My name is Fred and I am a gay conservative living in Ottawa. This blog supports limited government, the right of the State of Israel to live in peace and security, and tries to expose the threat to us all from cultural relativism, post-modernism, and radical Islam. I am also the founder of the Free Thinking Film Society in Ottawa (www.freethinkingfilms.com)

Monday, October 10, 2005

Is Iran going to be playing chicken with the US?

Amir Taheri looks at some recent statements from some of Iran's new revolutionaries.
Having secured most key positions in the past few months, the new generation of Iran's Islamic revolutionaries is now invited to prepare for playing "chicken" with the United States.

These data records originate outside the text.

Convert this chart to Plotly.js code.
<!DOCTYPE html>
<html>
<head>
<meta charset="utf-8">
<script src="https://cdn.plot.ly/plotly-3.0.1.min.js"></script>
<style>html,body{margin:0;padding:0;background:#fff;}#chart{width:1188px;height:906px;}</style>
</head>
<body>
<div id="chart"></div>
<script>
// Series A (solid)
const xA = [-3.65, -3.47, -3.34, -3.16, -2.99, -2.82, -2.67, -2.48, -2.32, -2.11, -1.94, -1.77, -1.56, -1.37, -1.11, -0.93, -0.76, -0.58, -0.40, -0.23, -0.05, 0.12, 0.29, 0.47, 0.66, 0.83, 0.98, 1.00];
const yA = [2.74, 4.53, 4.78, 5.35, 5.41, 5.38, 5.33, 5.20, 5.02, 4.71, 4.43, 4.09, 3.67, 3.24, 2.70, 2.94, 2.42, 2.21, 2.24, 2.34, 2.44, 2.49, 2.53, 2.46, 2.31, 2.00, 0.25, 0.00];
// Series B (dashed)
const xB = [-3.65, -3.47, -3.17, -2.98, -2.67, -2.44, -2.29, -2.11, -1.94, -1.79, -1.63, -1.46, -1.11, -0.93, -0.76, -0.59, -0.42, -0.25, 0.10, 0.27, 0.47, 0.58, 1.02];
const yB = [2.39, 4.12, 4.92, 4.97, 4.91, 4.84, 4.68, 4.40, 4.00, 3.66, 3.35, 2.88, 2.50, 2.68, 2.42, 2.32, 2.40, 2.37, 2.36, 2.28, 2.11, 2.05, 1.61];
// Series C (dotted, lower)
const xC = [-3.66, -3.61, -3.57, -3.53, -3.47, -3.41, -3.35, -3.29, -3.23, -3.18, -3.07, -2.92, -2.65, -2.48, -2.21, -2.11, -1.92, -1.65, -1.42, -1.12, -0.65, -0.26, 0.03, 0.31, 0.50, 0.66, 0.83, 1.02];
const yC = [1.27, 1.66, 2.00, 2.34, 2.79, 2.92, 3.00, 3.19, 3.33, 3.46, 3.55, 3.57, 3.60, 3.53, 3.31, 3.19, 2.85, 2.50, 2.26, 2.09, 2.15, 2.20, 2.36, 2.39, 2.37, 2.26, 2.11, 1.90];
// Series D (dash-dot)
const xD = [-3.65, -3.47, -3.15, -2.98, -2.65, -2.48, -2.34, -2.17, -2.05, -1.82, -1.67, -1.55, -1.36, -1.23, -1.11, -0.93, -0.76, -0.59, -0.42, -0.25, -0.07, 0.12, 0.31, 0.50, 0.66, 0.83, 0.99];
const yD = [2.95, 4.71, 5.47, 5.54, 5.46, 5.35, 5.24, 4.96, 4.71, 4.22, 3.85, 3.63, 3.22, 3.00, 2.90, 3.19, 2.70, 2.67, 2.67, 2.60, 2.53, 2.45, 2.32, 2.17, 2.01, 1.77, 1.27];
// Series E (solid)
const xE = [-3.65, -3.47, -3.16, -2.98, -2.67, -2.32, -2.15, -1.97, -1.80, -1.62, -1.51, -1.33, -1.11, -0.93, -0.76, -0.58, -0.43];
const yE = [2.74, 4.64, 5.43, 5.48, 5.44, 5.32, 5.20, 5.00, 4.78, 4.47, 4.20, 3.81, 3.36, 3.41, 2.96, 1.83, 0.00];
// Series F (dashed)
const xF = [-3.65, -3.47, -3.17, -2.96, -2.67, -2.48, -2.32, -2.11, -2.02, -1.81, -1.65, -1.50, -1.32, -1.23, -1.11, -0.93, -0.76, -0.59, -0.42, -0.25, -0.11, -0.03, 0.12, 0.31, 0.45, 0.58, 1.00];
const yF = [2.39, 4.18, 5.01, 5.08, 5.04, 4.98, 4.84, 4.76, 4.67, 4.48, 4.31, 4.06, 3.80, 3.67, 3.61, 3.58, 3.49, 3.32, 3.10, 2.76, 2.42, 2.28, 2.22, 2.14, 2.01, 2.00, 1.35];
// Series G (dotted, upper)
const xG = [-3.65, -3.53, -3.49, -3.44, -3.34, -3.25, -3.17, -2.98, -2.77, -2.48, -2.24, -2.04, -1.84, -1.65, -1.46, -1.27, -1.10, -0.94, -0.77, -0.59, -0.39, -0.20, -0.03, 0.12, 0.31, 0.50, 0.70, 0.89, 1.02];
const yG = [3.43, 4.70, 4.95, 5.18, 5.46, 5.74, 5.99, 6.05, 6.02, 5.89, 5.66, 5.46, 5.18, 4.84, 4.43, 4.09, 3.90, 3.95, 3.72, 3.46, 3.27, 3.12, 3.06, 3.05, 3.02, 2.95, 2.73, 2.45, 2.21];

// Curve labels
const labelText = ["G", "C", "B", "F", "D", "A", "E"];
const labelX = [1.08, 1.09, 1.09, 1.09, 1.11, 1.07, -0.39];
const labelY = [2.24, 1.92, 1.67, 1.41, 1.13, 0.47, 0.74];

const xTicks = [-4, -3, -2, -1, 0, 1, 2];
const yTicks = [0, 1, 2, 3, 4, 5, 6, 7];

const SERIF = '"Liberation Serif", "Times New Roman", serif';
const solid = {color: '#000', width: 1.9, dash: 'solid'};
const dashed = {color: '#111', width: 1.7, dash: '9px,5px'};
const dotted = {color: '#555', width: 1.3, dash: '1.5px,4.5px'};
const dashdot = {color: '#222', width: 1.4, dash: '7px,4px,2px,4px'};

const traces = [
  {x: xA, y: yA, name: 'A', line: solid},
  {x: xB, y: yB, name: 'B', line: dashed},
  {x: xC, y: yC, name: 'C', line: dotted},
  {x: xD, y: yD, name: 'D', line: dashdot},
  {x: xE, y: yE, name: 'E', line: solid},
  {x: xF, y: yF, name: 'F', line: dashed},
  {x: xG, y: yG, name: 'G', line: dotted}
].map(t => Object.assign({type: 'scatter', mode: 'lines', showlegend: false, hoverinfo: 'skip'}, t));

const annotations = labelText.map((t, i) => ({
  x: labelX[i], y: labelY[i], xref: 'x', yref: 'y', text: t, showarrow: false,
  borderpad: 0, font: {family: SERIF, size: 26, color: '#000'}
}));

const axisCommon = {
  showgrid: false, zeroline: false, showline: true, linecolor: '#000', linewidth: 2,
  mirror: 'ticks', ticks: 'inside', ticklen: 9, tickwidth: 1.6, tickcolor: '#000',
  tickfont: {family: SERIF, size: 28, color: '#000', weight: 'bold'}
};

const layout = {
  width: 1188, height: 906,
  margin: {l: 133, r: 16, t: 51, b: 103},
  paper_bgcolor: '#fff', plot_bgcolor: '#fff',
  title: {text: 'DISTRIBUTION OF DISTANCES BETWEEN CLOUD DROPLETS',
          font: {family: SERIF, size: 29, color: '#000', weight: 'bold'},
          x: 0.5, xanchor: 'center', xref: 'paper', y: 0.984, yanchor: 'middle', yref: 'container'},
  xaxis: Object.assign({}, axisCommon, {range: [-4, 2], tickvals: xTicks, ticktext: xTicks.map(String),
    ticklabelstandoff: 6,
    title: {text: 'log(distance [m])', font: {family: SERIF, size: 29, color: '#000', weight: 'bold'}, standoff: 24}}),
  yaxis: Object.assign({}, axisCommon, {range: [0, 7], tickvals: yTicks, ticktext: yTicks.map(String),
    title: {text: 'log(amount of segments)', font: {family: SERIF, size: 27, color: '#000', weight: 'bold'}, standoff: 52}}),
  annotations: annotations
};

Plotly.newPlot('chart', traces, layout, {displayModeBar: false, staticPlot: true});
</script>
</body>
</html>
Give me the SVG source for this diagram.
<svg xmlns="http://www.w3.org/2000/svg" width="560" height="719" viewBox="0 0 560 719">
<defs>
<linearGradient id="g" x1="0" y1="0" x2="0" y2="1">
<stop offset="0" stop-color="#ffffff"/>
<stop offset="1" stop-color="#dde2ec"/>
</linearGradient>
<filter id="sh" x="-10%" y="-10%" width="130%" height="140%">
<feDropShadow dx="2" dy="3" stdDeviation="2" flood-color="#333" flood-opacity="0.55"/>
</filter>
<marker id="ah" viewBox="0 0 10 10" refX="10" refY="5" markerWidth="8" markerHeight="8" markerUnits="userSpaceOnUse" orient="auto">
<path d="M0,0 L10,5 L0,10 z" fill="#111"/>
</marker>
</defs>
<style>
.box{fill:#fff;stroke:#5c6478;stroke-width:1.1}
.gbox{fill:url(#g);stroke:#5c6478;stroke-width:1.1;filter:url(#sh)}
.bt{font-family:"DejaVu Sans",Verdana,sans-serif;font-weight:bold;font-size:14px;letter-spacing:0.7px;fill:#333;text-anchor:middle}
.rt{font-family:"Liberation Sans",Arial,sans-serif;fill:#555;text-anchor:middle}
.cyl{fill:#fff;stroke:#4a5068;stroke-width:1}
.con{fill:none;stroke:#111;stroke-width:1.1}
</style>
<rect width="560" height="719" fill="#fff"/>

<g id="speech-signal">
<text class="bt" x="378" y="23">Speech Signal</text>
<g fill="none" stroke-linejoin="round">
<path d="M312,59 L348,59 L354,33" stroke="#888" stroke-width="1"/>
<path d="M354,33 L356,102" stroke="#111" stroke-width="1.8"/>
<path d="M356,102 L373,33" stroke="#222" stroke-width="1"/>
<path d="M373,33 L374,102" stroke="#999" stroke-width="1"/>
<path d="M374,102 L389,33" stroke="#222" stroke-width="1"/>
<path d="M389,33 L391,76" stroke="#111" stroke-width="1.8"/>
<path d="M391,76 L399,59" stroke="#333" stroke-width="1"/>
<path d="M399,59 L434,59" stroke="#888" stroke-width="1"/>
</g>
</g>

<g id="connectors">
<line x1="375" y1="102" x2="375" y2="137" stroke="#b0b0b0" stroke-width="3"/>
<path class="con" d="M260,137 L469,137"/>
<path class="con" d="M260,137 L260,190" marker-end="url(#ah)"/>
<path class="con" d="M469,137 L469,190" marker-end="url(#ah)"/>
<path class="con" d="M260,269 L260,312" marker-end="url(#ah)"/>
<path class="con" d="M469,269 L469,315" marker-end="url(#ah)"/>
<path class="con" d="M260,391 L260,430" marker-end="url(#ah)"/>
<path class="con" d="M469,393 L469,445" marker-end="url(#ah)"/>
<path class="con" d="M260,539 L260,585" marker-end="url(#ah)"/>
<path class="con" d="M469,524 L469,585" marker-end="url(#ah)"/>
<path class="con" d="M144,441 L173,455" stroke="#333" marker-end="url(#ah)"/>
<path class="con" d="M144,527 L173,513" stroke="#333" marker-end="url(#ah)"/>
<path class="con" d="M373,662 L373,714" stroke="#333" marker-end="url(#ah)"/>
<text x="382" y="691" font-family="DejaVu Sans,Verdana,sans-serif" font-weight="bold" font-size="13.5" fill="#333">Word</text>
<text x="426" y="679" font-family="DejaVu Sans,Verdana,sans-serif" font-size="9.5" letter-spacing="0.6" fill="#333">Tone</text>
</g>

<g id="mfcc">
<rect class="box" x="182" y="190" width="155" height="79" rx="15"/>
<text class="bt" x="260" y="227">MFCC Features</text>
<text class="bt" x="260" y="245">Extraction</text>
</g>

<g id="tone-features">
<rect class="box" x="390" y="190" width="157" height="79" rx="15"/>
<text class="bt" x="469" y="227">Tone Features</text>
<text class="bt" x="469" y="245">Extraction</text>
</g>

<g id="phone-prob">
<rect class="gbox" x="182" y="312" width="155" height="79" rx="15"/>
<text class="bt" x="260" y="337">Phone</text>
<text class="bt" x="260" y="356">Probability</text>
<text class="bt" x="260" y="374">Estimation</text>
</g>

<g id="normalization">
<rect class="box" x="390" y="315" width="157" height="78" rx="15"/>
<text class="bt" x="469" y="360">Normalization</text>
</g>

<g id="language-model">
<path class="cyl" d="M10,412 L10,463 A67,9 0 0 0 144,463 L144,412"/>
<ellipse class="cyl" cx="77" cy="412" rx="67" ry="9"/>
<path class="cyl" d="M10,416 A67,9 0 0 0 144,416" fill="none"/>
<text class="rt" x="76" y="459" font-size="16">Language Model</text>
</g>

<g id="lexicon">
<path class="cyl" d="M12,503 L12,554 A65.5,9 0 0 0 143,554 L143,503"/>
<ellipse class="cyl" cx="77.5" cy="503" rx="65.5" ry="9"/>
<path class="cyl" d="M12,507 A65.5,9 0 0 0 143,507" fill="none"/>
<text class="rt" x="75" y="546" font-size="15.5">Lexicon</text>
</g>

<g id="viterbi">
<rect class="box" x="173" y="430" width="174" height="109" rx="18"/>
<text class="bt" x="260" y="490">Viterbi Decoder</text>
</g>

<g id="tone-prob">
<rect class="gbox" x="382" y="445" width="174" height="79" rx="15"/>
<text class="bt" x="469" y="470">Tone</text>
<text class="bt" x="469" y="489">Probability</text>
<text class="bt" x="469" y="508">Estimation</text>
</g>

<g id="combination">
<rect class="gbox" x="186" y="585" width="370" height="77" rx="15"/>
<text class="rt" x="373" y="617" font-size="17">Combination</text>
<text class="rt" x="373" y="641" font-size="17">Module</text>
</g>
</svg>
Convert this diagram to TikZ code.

"The Satanic powers want to play chicken with us," says Gen. Muhammad Hijazi, the man in charge of the Islamic army's office of war preparation. "We must show that we are eagles."

The idea that the Islamic Republic faces a game of "chicken" against the West was publicized last month by Ali Larijani, the new "security czar" in President Mahmoud Ahmadinejad's administration. But the man who first came up with the analysis is Hassan Abbasi who has emerged as Ahmadinejad's chief strategic guru.

Abbasi heads the Center for Security Doctrines Research of the Islamic Revolutionary Guard Corps (RGC). His friends call him "The Kissinger of Islam", after Henry Kissinger who served as US secretary of state in the 1970s.

"To Iran's new ruling elite, Abbasi is the big strategic brain," says a European diplomat in Tehran. "More and more officials quote him in meetings with foreign diplomats."

According to Tehran sources, Abbasi is the architect of the so-called "war preparation plan" currently under way in Iran.

Last month Abbasi presented an outline of his analysis in a lecture at the Teachers Training Faculty in Karaj, west of Tehran.

The lecture merits attention because it offers an insight into the way the new leadership in Tehran approaches issues of international politics.

According to Abbasi, the global balance of power is in a state of flux and every nation should fight for a place in a future equilibrium. The Western powers, especially the United States, still wield immense military and economic power that "looks formidable on paper." But they are unable to use that power because their populations have become "risk-averse."

"The Western man today has no stomach for a fight," Abbasi says. "This phenomenon is not new: All empires produce this type of man, the self-centered, materialist, and risk-averse man."